Estou consciente de que por mais escândalos que se conheçam relacionados com as religiões, as pessoas sempre encontrarão uma justificação para continuarem filiados nelas. Veja-se a Igreja Católica com os seus escândalos relacionados com a pedofilia, actividades financeiras questionáveis, mudança constante nas doutrinas, atrocidades cometidas no passado e no presente em nome de Deus por demais evidentes e a abundância de provas de que o assunto “Fátima” é uma descarada vigarice. no entanto as pessoas continuam a acreditar naquilo que querem.

Penso da mesma forma sobre as Testemunhas de Jeová. Por mais provas que apresentemos sobre esta enorme vigarice em que milhões têm caído, apenas “abrirão os olhos aqueles que assim o desejem”.

Como disse Arthur Schopenhauer "As religiões, assim como as luzes, necessitam de escuridão para brilhar". Enquanto a ignorância, a pobreza e a miséria humana existirem, sempre haverá pessoas a acreditar em alguma coisa de sobrenatural mesmo que tudo não passe de utopia.
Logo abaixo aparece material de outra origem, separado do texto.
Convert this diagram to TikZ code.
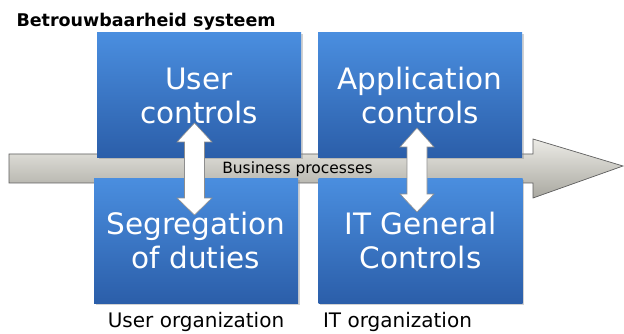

Sempre haverá líderes religiosos sem escrúpulos que se aproveitam da crendice humana.

Por outro lado também é verdade que, como diz a minha esposa “felizes os que acreditam em alguma coisa”. Os que têm fé em alguma coisa conseguem com a sua fé, mesmo sem ser provada, suportar as dificuldades com outra atitude e por vezes acontecem autênticos milagres.

É para mim muito bom saber que há pessoas que saíram e conseguem com a cabeça levantada levar a sua vida com dignidade e verdadeiro amor. Também é muito bom saber que existem pessoas que se organizam para ajudar aqueles que saem da organização das Testemunhas de Jeová a não se sentirem abandonados, pois sabem que muitos em todo o mundo estão na mesma situação e conseguem sobreviver sem lamentos ou arrependimentos.